* **Task details**: Restrict the output to the lines below starting at the one that contains "Convert this diagram to TikZ code." and ending at the one that contains "(0,0) rectangle (753,1207);", and restate them word for word, both ends included.

* **Charts and diagrams as code**:
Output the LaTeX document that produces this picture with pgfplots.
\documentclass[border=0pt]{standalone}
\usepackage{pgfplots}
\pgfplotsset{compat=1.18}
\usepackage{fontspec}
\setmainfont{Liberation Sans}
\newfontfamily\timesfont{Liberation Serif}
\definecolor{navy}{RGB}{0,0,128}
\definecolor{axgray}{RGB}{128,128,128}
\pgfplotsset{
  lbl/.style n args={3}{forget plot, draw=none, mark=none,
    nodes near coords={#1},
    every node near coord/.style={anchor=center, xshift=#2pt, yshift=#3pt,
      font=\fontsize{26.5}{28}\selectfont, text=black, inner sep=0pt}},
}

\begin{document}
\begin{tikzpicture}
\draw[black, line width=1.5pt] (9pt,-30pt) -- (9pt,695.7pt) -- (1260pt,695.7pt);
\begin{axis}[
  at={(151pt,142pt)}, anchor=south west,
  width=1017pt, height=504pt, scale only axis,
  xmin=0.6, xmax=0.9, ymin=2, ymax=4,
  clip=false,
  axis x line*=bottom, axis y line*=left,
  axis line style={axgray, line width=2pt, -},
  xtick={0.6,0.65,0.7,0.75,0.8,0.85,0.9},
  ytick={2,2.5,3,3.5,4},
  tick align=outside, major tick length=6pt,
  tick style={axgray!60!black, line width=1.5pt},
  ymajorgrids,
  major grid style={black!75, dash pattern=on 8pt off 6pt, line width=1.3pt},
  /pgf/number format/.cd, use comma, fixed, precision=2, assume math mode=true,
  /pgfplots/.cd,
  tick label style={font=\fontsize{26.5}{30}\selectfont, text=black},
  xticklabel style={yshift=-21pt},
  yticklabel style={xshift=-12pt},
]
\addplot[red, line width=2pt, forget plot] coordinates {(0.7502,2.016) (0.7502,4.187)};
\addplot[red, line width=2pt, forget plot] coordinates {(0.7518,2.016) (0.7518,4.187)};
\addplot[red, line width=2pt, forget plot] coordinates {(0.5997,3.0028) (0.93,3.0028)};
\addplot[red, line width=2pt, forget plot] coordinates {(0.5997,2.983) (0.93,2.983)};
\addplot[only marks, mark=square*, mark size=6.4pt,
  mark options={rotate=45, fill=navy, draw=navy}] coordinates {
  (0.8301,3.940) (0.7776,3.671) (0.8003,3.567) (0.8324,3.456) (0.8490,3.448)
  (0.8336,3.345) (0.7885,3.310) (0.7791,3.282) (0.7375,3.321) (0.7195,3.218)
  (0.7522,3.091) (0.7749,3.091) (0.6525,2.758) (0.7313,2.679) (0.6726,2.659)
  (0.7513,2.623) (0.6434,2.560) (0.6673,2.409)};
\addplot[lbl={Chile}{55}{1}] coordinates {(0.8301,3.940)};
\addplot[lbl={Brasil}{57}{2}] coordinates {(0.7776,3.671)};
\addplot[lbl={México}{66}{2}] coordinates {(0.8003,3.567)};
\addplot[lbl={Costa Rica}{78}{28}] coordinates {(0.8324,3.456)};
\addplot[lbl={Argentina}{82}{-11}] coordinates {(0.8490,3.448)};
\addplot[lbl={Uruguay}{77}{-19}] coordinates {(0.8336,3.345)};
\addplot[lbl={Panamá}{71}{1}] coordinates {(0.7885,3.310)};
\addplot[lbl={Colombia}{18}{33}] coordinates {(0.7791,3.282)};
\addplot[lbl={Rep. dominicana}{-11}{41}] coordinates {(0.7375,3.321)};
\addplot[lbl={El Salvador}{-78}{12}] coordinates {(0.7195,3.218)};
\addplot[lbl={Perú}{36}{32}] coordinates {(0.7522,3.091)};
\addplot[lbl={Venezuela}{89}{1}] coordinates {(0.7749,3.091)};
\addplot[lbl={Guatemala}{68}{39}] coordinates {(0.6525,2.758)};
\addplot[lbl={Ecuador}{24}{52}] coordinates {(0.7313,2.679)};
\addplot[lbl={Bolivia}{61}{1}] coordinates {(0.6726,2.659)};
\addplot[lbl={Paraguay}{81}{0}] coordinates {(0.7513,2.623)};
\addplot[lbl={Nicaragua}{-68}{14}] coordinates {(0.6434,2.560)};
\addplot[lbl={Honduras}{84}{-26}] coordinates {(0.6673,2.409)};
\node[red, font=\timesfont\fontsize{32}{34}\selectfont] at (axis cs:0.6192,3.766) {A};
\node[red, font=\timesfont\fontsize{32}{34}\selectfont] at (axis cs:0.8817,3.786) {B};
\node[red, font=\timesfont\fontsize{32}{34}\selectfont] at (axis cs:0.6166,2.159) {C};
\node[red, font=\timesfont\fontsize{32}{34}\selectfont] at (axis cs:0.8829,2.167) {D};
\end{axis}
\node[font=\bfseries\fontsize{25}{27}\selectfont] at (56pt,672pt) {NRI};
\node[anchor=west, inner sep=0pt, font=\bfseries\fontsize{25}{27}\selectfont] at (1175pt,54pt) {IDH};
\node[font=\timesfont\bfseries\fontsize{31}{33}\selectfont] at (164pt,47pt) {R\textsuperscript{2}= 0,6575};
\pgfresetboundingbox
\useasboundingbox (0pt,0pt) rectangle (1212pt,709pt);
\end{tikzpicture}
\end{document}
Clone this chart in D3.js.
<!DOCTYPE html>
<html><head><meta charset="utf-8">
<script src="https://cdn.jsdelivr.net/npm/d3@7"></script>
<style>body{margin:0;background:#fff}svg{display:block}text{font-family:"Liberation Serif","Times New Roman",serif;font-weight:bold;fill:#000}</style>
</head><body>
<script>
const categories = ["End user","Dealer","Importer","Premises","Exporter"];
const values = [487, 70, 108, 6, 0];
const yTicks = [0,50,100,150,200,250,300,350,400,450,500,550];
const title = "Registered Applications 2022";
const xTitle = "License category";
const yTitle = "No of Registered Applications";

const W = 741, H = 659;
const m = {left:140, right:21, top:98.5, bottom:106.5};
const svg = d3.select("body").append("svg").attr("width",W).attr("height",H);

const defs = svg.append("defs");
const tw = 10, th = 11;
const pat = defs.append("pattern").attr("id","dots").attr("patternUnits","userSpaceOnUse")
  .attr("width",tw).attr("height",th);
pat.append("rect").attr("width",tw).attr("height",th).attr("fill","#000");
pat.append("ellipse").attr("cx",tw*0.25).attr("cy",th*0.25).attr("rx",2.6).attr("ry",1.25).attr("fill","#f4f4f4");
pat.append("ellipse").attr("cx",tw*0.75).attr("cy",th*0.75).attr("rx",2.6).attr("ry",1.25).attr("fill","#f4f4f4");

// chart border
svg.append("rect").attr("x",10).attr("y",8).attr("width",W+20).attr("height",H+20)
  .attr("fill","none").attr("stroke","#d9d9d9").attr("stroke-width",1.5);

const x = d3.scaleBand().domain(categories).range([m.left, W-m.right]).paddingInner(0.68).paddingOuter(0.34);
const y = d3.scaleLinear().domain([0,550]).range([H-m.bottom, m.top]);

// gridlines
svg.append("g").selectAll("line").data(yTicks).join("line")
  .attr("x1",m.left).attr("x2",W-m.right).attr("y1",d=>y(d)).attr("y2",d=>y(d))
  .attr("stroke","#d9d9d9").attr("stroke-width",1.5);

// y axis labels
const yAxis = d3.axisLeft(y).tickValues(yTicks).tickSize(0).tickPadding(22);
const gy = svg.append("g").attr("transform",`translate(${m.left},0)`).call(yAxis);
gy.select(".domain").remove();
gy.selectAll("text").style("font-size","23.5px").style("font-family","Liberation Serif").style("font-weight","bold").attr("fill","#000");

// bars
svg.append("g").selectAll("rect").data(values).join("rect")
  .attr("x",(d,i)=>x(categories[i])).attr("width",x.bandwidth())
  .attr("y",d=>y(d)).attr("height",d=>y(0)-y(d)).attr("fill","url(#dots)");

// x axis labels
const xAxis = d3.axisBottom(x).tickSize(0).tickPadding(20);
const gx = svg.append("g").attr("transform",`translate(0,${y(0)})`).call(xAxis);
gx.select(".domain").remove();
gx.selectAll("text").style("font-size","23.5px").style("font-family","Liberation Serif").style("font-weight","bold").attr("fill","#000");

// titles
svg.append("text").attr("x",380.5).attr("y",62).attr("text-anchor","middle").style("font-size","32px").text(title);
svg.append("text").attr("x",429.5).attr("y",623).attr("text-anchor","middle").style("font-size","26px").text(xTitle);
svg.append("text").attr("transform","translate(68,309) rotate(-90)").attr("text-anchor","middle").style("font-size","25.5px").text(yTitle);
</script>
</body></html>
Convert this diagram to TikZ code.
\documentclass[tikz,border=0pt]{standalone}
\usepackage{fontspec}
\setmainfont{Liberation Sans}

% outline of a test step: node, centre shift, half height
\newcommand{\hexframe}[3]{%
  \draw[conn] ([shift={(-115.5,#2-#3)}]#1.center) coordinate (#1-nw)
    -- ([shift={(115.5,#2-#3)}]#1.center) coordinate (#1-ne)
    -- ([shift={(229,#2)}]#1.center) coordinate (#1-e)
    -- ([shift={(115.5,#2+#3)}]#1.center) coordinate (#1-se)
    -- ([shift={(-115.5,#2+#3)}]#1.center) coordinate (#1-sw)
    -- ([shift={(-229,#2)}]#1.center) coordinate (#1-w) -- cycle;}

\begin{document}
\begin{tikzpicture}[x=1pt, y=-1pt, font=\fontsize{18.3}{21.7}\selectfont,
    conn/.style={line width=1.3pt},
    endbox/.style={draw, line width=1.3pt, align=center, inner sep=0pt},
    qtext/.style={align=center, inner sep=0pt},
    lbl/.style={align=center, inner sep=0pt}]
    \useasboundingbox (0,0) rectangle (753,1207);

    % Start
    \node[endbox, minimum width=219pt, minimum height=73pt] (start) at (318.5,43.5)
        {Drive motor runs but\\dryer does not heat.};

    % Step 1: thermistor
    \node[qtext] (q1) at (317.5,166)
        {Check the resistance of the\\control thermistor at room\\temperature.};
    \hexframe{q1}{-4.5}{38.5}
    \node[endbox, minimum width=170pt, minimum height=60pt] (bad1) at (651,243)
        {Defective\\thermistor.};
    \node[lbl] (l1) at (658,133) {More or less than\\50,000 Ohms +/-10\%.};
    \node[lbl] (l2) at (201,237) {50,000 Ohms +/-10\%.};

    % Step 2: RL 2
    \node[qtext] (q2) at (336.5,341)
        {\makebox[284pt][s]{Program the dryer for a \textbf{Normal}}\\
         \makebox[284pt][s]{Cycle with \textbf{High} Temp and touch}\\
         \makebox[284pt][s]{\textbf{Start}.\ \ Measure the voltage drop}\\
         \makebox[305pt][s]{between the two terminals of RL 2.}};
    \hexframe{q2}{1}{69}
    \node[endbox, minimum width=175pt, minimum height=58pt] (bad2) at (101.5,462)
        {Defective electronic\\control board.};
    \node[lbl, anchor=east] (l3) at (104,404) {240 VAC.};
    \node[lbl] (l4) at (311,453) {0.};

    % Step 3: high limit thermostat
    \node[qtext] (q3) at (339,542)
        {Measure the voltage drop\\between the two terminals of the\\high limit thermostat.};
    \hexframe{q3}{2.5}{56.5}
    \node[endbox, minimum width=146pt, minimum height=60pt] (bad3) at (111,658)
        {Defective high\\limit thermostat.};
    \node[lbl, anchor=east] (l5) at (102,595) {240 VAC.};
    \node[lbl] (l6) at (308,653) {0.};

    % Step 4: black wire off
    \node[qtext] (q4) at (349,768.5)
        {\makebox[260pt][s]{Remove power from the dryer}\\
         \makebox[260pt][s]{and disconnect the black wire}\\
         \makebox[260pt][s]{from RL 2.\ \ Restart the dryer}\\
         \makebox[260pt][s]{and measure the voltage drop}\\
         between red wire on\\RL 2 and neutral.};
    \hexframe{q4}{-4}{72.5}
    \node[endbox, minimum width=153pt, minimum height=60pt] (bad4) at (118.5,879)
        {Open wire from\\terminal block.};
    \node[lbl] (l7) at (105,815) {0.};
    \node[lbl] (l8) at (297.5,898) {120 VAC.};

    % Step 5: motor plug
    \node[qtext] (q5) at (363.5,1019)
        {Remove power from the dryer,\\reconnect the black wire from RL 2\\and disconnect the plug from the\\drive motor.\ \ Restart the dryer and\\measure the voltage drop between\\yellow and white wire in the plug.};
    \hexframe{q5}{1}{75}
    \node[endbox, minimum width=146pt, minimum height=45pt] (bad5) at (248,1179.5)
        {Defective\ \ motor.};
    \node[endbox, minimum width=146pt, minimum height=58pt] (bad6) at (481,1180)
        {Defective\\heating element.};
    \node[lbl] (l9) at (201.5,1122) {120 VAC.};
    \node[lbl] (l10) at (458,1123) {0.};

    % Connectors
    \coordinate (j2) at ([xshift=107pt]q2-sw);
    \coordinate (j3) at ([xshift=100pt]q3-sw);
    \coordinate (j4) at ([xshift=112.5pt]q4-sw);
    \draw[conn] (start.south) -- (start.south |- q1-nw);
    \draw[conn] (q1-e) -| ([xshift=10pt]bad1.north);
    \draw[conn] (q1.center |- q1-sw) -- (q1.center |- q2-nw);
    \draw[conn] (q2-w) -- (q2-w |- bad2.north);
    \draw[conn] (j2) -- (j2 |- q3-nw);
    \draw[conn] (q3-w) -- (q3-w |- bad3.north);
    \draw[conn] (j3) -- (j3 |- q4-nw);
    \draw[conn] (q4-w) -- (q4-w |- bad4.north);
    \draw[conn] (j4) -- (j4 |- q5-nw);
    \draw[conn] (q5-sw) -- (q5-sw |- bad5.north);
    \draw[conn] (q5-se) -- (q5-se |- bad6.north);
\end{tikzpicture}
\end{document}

* **Response for this exercise**:
Convert this diagram to TikZ code.
\documentclass[tikz,border=0pt]{standalone}
\usepackage{fontspec}
\setmainfont{Liberation Sans}

% outline of a test step: node, centre shift, half height
\newcommand{\hexframe}[3]{%
  \draw[conn] ([shift={(-115.5,#2-#3)}]#1.center) coordinate (#1-nw)
    -- ([shift={(115.5,#2-#3)}]#1.center) coordinate (#1-ne)
    -- ([shift={(229,#2)}]#1.center) coordinate (#1-e)
    -- ([shift={(115.5,#2+#3)}]#1.center) coordinate (#1-se)
    -- ([shift={(-115.5,#2+#3)}]#1.center) coordinate (#1-sw)
    -- ([shift={(-229,#2)}]#1.center) coordinate (#1-w) -- cycle;}

\begin{document}
\begin{tikzpicture}[x=1pt, y=-1pt, font=\fontsize{18.3}{21.7}\selectfont,
    conn/.style={line width=1.3pt},
    endbox/.style={draw, line width=1.3pt, align=center, inner sep=0pt},
    qtext/.style={align=center, inner sep=0pt},
    lbl/.style={align=center, inner sep=0pt}]
    \useasboundingbox (0,0) rectangle (753,1207);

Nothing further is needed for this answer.